**Aim**:
Print the lines of the listing below verbatim from its first line through the line bearing "ax = fig.add_axes([0.155, 0.194, 0.800, 0.682])". Any pictures are to be omitted.

**Input material**:
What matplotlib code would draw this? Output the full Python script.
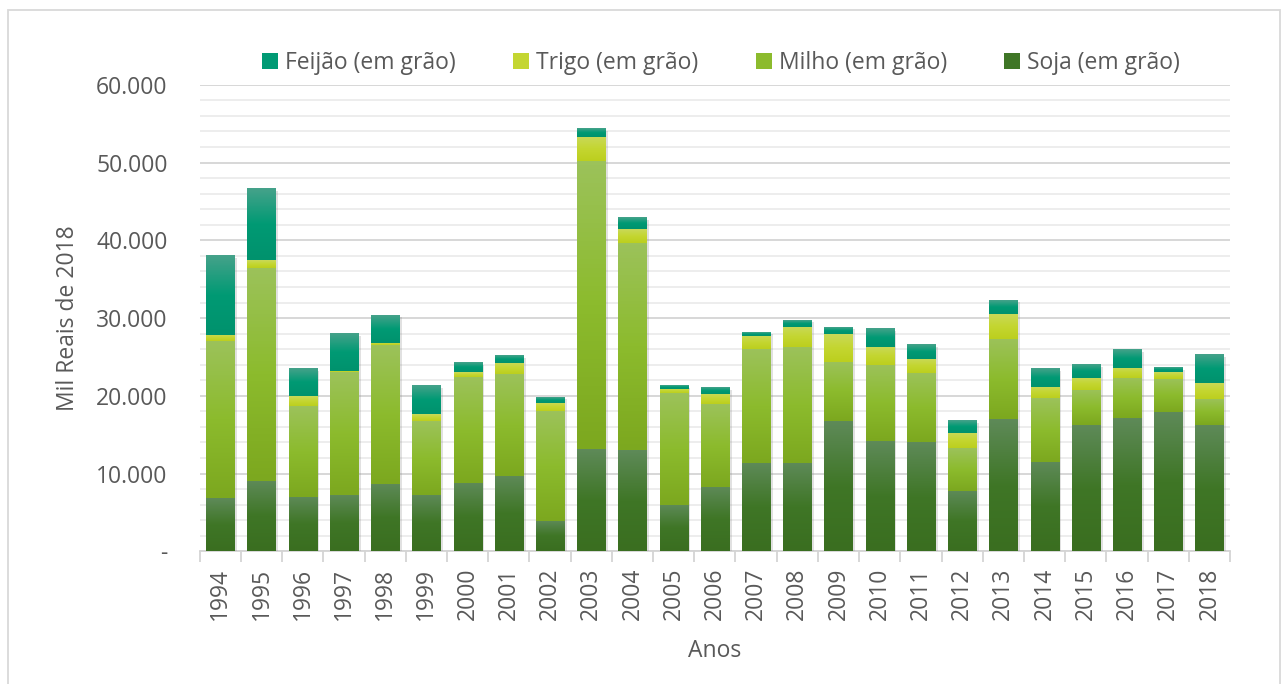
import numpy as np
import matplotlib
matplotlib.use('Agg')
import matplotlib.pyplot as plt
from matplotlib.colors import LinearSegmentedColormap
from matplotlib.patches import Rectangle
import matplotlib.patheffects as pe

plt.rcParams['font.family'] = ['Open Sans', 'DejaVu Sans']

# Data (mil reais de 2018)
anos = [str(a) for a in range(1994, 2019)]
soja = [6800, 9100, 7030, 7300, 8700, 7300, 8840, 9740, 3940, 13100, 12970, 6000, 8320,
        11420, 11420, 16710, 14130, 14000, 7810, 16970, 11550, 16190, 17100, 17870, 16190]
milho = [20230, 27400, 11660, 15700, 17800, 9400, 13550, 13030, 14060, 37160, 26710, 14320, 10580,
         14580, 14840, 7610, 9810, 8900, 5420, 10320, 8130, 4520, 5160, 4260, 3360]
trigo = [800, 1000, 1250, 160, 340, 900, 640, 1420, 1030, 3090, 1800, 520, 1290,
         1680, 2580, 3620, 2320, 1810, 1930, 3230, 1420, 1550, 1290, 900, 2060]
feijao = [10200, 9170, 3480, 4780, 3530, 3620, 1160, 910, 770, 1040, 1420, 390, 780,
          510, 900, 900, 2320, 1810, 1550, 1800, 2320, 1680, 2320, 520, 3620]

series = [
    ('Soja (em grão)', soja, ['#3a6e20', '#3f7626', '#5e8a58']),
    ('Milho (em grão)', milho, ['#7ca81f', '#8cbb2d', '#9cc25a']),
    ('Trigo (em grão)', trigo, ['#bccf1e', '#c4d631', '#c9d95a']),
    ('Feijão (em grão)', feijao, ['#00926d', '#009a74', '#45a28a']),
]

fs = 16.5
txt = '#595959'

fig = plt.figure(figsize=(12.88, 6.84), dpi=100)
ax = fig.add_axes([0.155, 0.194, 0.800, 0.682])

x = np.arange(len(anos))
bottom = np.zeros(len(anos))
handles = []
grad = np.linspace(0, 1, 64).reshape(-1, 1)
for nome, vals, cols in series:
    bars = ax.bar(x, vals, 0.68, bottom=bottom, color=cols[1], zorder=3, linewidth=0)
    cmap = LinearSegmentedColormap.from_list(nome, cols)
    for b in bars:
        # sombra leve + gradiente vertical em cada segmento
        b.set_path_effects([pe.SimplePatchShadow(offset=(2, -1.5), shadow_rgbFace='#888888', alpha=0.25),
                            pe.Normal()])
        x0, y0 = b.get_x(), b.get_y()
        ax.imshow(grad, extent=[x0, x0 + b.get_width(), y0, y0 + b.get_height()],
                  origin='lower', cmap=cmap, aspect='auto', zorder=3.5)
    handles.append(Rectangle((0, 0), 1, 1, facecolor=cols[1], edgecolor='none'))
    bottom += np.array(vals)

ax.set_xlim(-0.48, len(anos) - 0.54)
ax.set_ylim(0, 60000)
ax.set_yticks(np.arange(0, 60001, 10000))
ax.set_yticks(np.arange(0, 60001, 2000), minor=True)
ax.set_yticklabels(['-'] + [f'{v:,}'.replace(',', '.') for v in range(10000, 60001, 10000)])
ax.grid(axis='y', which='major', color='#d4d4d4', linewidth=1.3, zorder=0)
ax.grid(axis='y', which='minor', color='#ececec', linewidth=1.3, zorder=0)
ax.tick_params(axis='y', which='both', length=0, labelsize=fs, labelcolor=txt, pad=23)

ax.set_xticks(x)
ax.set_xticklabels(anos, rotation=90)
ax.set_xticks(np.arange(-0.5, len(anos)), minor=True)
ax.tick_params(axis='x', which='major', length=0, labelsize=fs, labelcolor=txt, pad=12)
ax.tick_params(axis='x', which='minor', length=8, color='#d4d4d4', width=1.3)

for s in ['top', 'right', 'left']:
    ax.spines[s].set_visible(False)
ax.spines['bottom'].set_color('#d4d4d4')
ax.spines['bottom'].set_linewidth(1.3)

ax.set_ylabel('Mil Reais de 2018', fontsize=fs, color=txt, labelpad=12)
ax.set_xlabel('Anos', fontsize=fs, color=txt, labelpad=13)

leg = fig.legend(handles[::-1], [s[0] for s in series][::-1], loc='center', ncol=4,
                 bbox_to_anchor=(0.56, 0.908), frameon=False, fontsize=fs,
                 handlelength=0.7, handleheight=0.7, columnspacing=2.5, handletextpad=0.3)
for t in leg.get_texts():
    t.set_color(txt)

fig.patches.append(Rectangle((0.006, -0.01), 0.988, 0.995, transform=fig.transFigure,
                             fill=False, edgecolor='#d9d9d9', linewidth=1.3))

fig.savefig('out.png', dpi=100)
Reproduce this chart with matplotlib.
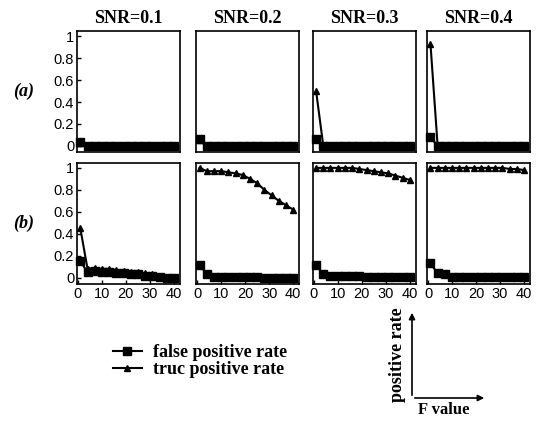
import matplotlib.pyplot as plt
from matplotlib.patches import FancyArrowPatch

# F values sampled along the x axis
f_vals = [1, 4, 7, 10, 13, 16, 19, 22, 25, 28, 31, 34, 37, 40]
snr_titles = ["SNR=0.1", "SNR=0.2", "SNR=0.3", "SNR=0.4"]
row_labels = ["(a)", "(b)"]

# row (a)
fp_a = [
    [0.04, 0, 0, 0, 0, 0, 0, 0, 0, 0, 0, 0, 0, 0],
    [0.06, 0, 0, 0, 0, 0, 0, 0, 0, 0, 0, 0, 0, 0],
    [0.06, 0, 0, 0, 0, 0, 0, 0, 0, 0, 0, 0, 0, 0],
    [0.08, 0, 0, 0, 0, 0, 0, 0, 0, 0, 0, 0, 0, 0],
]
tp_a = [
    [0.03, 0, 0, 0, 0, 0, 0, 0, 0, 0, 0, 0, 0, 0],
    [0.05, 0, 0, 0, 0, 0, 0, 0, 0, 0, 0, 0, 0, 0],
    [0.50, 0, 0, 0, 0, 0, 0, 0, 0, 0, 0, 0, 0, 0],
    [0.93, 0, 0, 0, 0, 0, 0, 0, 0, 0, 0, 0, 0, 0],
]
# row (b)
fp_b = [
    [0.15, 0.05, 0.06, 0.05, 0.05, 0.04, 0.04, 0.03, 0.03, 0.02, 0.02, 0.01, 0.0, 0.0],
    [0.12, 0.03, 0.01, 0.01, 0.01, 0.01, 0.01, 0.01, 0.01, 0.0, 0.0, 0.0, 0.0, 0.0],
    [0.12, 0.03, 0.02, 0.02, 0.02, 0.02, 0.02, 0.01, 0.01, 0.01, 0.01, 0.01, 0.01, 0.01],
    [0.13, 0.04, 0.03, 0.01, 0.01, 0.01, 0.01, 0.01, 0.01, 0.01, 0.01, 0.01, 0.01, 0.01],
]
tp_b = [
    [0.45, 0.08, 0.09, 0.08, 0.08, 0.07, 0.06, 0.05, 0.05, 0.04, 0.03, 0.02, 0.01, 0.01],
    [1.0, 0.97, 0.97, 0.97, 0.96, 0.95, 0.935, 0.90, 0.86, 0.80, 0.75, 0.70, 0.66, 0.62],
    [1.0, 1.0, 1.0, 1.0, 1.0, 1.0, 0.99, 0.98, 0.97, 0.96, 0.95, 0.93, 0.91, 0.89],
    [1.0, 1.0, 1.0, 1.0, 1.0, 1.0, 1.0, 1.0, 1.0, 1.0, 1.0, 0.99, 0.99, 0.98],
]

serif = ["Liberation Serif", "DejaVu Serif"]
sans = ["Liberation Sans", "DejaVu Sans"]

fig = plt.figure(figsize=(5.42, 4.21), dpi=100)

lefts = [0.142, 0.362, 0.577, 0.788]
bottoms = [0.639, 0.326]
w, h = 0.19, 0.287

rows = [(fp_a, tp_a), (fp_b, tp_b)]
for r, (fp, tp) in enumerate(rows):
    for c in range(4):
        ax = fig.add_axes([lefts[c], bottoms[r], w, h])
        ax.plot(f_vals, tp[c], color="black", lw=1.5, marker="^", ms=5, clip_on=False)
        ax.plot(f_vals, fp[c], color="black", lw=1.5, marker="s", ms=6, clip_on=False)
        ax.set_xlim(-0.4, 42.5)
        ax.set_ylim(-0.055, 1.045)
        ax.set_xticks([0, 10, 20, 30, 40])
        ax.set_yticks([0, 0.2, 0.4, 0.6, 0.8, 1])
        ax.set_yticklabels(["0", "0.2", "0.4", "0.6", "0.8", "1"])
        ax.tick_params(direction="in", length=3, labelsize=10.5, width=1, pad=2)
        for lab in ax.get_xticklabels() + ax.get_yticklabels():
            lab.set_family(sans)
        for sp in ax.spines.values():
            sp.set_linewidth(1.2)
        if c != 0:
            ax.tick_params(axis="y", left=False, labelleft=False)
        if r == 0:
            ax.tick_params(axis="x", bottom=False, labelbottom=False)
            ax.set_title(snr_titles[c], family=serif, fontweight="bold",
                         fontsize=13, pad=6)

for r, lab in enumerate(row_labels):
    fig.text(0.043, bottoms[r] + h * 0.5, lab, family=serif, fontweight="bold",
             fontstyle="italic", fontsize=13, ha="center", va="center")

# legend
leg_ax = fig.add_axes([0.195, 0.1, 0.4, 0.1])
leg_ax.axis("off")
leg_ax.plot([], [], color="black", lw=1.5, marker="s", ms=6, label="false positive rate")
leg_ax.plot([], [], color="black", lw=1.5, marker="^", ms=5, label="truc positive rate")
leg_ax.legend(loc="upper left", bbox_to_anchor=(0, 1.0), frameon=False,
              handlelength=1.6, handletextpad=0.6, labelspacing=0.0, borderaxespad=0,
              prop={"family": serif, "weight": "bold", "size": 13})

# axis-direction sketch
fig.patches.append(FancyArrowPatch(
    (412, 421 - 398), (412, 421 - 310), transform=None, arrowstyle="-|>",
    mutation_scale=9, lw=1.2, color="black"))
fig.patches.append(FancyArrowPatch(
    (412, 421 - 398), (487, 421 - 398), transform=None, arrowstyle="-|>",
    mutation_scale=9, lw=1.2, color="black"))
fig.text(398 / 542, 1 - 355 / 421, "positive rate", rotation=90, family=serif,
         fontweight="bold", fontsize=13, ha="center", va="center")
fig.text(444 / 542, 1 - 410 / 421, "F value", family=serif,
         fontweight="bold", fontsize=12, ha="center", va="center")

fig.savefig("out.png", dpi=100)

**Final result**:
What matplotlib code would draw this? Output the full Python script.
import numpy as np
import matplotlib
matplotlib.use('Agg')
import matplotlib.pyplot as plt
from matplotlib.colors import LinearSegmentedColormap
from matplotlib.patches import Rectangle
import matplotlib.patheffects as pe

plt.rcParams['font.family'] = ['Open Sans', 'DejaVu Sans']

# Data (mil reais de 2018)
anos = [str(a) for a in range(1994, 2019)]
soja = [6800, 9100, 7030, 7300, 8700, 7300, 8840, 9740, 3940, 13100, 12970, 6000, 8320,
        11420, 11420, 16710, 14130, 14000, 7810, 16970, 11550, 16190, 17100, 17870, 16190]
milho = [20230, 27400, 11660, 15700, 17800, 9400, 13550, 13030, 14060, 37160, 26710, 14320, 10580,
         14580, 14840, 7610, 9810, 8900, 5420, 10320, 8130, 4520, 5160, 4260, 3360]
trigo = [800, 1000, 1250, 160, 340, 900, 640, 1420, 1030, 3090, 1800, 520, 1290,
         1680, 2580, 3620, 2320, 1810, 1930, 3230, 1420, 1550, 1290, 900, 2060]
feijao = [10200, 9170, 3480, 4780, 3530, 3620, 1160, 910, 770, 1040, 1420, 390, 780,
          510, 900, 900, 2320, 1810, 1550, 1800, 2320, 1680, 2320, 520, 3620]

series = [
    ('Soja (em grão)', soja, ['#3a6e20', '#3f7626', '#5e8a58']),
    ('Milho (em grão)', milho, ['#7ca81f', '#8cbb2d', '#9cc25a']),
    ('Trigo (em grão)', trigo, ['#bccf1e', '#c4d631', '#c9d95a']),
    ('Feijão (em grão)', feijao, ['#00926d', '#009a74', '#45a28a']),
]

fs = 16.5
txt = '#595959'

fig = plt.figure(figsize=(12.88, 6.84), dpi=100)
ax = fig.add_axes([0.155, 0.194, 0.800, 0.682])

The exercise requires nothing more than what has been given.